I started in LA as an actor; I quite literally hopped off the plane at LAX with a dream and my cardigan. I was a little shocked to learn that there were quite a few other blonde 22 year olds here trying to be actors and over time, I got frustrated waiting around for parts. I started out just writing small skits, online videos, Instagram comedy pieces and then I wrote my first pilot. From there, that turned into 10+ pilots, multiple features, and a stageplay – I kept wondering when I would get sick of writing but it never happened and still hasn’t happened. I started my small business Little Mischief Productions and started to take on work-for-hire writing projects; anywhere from copywriting to full-on features for production companies. I work as a Showrunner’s Assistant on a major Amazon show which couldn’t be more helpful in getting a 360 view of the writing/producing world and seeing what making a truly phenomenal TV show looks like. Nothing in this career is easy; it’s a lot of rejection, it’s a lot of doing work on your own with the hope that SOMETHING pans out. There were so many times I asked myself: “Why am I doing all of this, no one will ever read it.” But I firmly believe that “luck” is just opportunity meets preparedness. I’m now so thankful that I’ve never gotten sick of writing because I now ALWAYS have something ready for anyone to read, in pretty much any genre/length because of all the time I put in early on to get in a solid routine of writing. The best advice I ever received was “Stop calling yourself a writer if you have nothing ready for someone to read.” That was a great lesson for LA in a city where everyone is often full of sh*t: you aren’t what you claim you are until you put the work in.

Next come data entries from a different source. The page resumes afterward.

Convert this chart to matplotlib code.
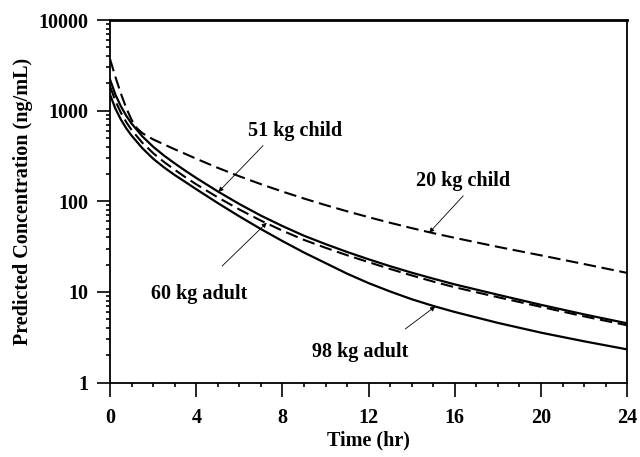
import numpy as np
import matplotlib.pyplot as plt
from matplotlib.ticker import FixedLocator, LogLocator, NullFormatter

# Tiempos (hr) y concentraciones predichas (ng/mL)
tiempo = [0, 0.25, 0.5, 0.75, 1, 1.25, 1.5, 2, 2.5, 3, 3.5, 4, 5, 6, 7, 8, 9, 10,
          11, 12, 13, 14, 15, 16, 18, 20, 22, 24]
nino_20kg = [3700, 2350, 1550, 1070, 790, 640, 565, 482, 425, 375, 333, 295, 234, 189,
             154.6, 128.1, 107.3, 90.8, 77.6, 66.8, 57.9, 50.6, 44.5, 39.5, 31.4, 25.3, 20.3, 16.2]
nino_51kg = [2200, 1500, 1120, 880, 720, 612, 520, 400, 320, 262, 217, 181, 128.5, 93.3,
             69.5, 53.3, 41.7, 33.7, 27.6, 22.9, 19.2, 16.3, 14.0, 12.1, 9.3, 7.2, 5.65, 4.5]
adulto_60kg = [1850, 1275, 952, 748, 612, 520, 442, 340, 272, 223, 184, 154, 110.5, 81.2,
               61.2, 47.4, 37.5, 30.7, 25.4, 21.3, 17.9, 15.2, 13.0, 11.25, 8.74, 6.84, 5.37, 4.28]
adulto_98kg = [1500, 1050, 800, 640, 530, 452, 385, 295, 237, 195, 163, 136, 95.6, 68.2,
               49.4, 36.4, 27.2, 20.8, 15.9, 12.5, 10.1, 8.3, 7.0, 6.0, 4.55, 3.55, 2.85, 2.32]

plt.rcParams["font.family"] = "Liberation Serif"
plt.rcParams["font.weight"] = "bold"

fig = plt.figure(figsize=(6.4, 4.57), dpi=100)
ax = fig.add_axes([0.172, 0.163, 0.808, 0.793])

guion = (0, (6, 2.7))
ax.plot(tiempo, nino_20kg, color="black", lw=1.5, ls=guion)
ax.plot(tiempo, nino_51kg, color="black", lw=1.6)
ax.plot(tiempo, adulto_60kg, color="black", lw=1.5, ls=guion)
ax.plot(tiempo, adulto_98kg, color="black", lw=1.6)

ax.set_yscale("log")
ax.set_ylim(1, 10000)
ax.set_xlim(0, 24)

ax.set_yticks([1, 10, 100, 1000, 10000])
ax.set_yticklabels(["1", "10", "100", "1000", "10000"])
ax.yaxis.set_minor_locator(LogLocator(base=10, subs=np.arange(2, 10)))
ax.yaxis.set_minor_formatter(NullFormatter())
ax.set_xticks([0, 4, 8, 12, 16, 20, 24])
ax.xaxis.set_minor_locator(FixedLocator(np.arange(0, 25, 1)))

ax.tick_params(axis="x", which="major", direction="out", length=10, width=1.2, pad=8, labelsize=14.5)
ax.tick_params(axis="x", which="minor", direction="out", length=3, width=1.2)
ax.tick_params(axis="y", which="major", direction="out", length=9.5, width=1.2, pad=6, labelsize=14.5)
ax.tick_params(axis="y", which="minor", direction="out", length=3, width=1.2)

for s in ax.spines.values():
    s.set_linewidth(1.3)
ax.spines["top"].set_linewidth(2)

ax.set_xlabel("Time (hr)", fontsize=14.5, fontweight="bold", labelpad=2)
ax.set_ylabel("Predicted Concentration (ng/mL)", fontsize=14.5, fontweight="bold", labelpad=4)

flecha = dict(arrowstyle="-|>", color="black", lw=0.6, mutation_scale=7, shrinkA=0, shrinkB=0)
ax.annotate("", xy=(5.03, 127), xytext=(7.1, 412), arrowprops=flecha)
ax.text(8.6, 604, "51 kg child", ha="center", va="center", fontsize=14.5, fontweight="bold")
ax.annotate("", xy=(7.27, 58), xytext=(5.2, 19.3), arrowprops=flecha)
ax.text(4.15, 9.4, "60 kg adult", ha="center", va="center", fontsize=14.5, fontweight="bold")
ax.annotate("", xy=(14.81, 45), xytext=(16.39, 115), arrowprops=flecha)
ax.text(16.4, 169, "20 kg child", ha="center", va="center", fontsize=14.5, fontweight="bold")
ax.annotate("", xy=(15.09, 6.9), xytext=(13.7, 3.9), arrowprops=flecha)
ax.text(11.6, 2.15, "98 kg adult", ha="center", va="center", fontsize=14.5, fontweight="bold")

fig.savefig("out.png", dpi=100)
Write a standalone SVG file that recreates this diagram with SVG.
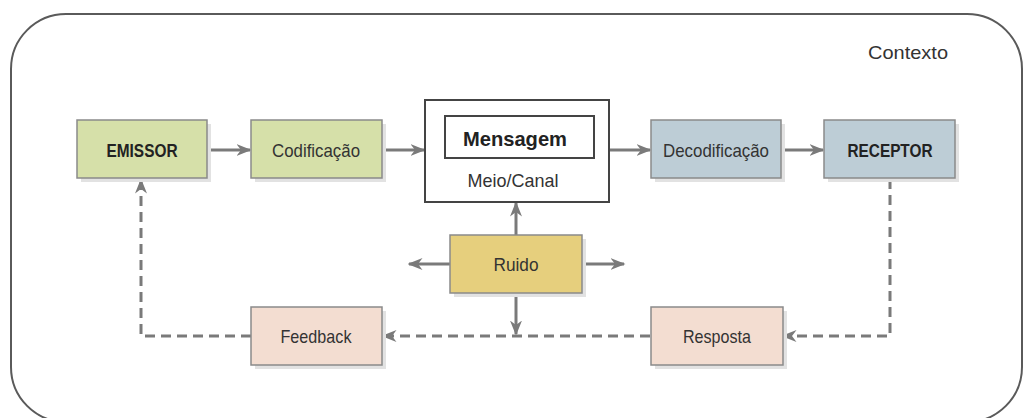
<svg xmlns="http://www.w3.org/2000/svg" width="1025" height="418" viewBox="0 0 1025 418">
<style>
.lbl{font-family:"Liberation Sans Narrow","Liberation Sans",Arial,sans-serif;font-size:19px;fill:#333;text-anchor:middle}
.b{font-weight:bold;fill:#222}
.box{stroke:#8a8a8a;stroke-width:1.5}
.sh{fill:#e2e2e2}
.g{fill:#d6e0a9}
.bl{fill:#bdcdd6}
.y{fill:#e6cf7d}
.p{fill:#f3ddd1}
.ar{stroke:#7a7a7a;stroke-width:3;fill:none}
.da{stroke:#7a7a7a;stroke-width:3;fill:none;stroke-dasharray:10 6}
</style>
<defs>
<marker id="ah" viewBox="0 0 10 10" refX="9" refY="5" markerWidth="5" markerHeight="5" orient="auto" markerUnits="strokeWidth">
<path d="M0,1 L10,5 L0,9 L3,5 z" fill="#7a7a7a"/>
</marker>
</defs>
<rect width="1025" height="418" fill="#fff"/>
<g id="contexto">
<rect x="11" y="14" width="1011" height="408" rx="55" ry="55" fill="none" stroke="#5a5a5a" stroke-width="2"/>
<text class="lbl" x="908" y="59" textLength="80" lengthAdjust="spacingAndGlyphs">Contexto</text>
</g>
<g id="connectors">
<line class="ar" x1="207" y1="150" x2="250" y2="150" marker-end="url(#ah)"/>
<line class="ar" x1="382" y1="150" x2="424" y2="150" marker-end="url(#ah)"/>
<line class="ar" x1="609" y1="150" x2="650" y2="150" marker-end="url(#ah)"/>
<line class="ar" x1="781" y1="150" x2="823" y2="150" marker-end="url(#ah)"/>
<line class="ar" x1="516" y1="235" x2="516" y2="203" marker-end="url(#ah)"/>
<line class="ar" x1="450" y1="264" x2="409" y2="264" marker-end="url(#ah)"/>
<line class="ar" x1="582" y1="264" x2="624" y2="264" marker-end="url(#ah)"/>
<line class="ar" x1="516" y1="293" x2="516" y2="334" marker-end="url(#ah)"/>
<polyline class="da" points="890,179 890,336 783,336" marker-end="url(#ah)"/>
<line class="da" x1="650" y1="336" x2="383" y2="336" marker-end="url(#ah)"/>
<polyline class="da" points="251,336 141,336 141,180" marker-end="url(#ah)"/>
</g>
<g id="emissor">
<rect class="sh" x="81" y="124" width="130" height="58"/>
<rect class="box g" x="77" y="120" width="130" height="58"/>
<text class="lbl b" x="142" y="157" textLength="71" lengthAdjust="spacingAndGlyphs">EMISSOR</text>
</g>
<g id="codificacao">
<rect class="sh" x="255" y="124" width="131" height="58"/>
<rect class="box g" x="251" y="120" width="131" height="58"/>
<text class="lbl" x="316" y="157" textLength="88" lengthAdjust="spacingAndGlyphs">Codificação</text>
</g>
<g id="meio-canal">
<rect x="425" y="100" width="184" height="102" fill="#fff" stroke="#444" stroke-width="2"/>
<rect x="445" y="116" width="149" height="42" fill="#fff" stroke="#444" stroke-width="2"/>
<text class="lbl b" x="515" y="146" style="font-size:21px" textLength="104" lengthAdjust="spacingAndGlyphs">Mensagem</text>
<text class="lbl" x="513" y="187" textLength="91" lengthAdjust="spacingAndGlyphs">Meio/Canal</text>
</g>
<g id="decodificacao">
<rect class="sh" x="655" y="124" width="130" height="58"/>
<rect class="box bl" x="651" y="120" width="130" height="58"/>
<text class="lbl" x="716" y="157" textLength="106" lengthAdjust="spacingAndGlyphs">Decodificação</text>
</g>
<g id="receptor">
<rect class="sh" x="828" y="124" width="131" height="58"/>
<rect class="box bl" x="824" y="120" width="131" height="58"/>
<text class="lbl b" x="890" y="157" textLength="85" lengthAdjust="spacingAndGlyphs">RECEPTOR</text>
</g>
<g id="ruido">
<rect class="sh" x="454" y="239" width="132" height="58"/>
<rect class="box y" x="450" y="235" width="132" height="58"/>
<text class="lbl" x="516" y="271" textLength="45" lengthAdjust="spacingAndGlyphs">Ruido</text>
</g>
<g id="feedback">
<rect class="sh" x="255" y="311" width="131" height="58"/>
<rect class="box p" x="251" y="307" width="131" height="58"/>
<text class="lbl" x="316" y="343" textLength="71" lengthAdjust="spacingAndGlyphs">Feedback</text>
</g>
<g id="resposta">
<rect class="sh" x="655" y="311" width="132" height="58"/>
<rect class="box p" x="651" y="307" width="132" height="58"/>
<text class="lbl" x="717" y="343" textLength="68" lengthAdjust="spacingAndGlyphs">Resposta</text>
</g>
</svg>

Any places to eat or things to do that you can share with our readers? If they have a friend visiting town, what are some spots they could take them to?
Oh damn, you’ve asked the right person, my friend. Hollywood first: get that tourist stuff out of the way. Starting in East LA near Los Feliz Blvd so that you see the Hollywood Sign around Beachwood Drive and then turn down to Hollywood Blvd to drive the drag there. Get a martini at The Roosevelt to feel like old movie money royalty for a second. Hit up No Vacancy that night, just for the sheer coolness of it. Then I will always advocate for ending the night at the bar The Den because it shaped so much of my early LA nightlife days – however I haven’t been there in years and if they don’t still do napkin showers, I’ll be so bummed. Next day, get up and do a classic LA hike; for some fantastic ocean views, do Los Liones or Temescal Canyon on the westside. You’ve now earned yourself a delish brunch at Malibu Farms on the pier in Malibu. If you’re feeling adventurous, there’s a great standup paddle board rental place right there off the Malibu Pier. Head into Santa Monica from there, down the PCH and get some tacos at Blue Plate Taco right off Ocean Blvd. Then it’s probably time for a drink, right? Big Dean’s all the way. It’s right off the Santa Monica pier and the best dive bar in the city. Then I say hit up The Whaler that night in Venice for a great sunset bar with GREAT fish tacos and burgers. If live music is your jam, you should come in the summer when the Hollywood Bowl and the Greek are in full swing – there is nothing like those two venues. Sunday is also a prime hike or beach day. All our beaches are great but Malibu always delivers. If you got your fix of the ocean on Saturday, then I say hit up Homestate in East LA for some breakfast tacos and walk around Silver Lake or Melrose for some Sunday shopping. Or walk the length of Abbot Kinney in Venice and get a matcha latte or a smoothie. God there’s so much to do here. It’s the best. Who else deserves some credit and recognition?
Boston University! I sound so lame but I love my alma mater a lot. I wouldn’t be in any of the positions I am today without the support and tenacity of the BU Alumni Association. We do so much to help fellow alums and have created such a strong community out here in LA. Also the book Bossypants by Tina Fey…man, that one got me good.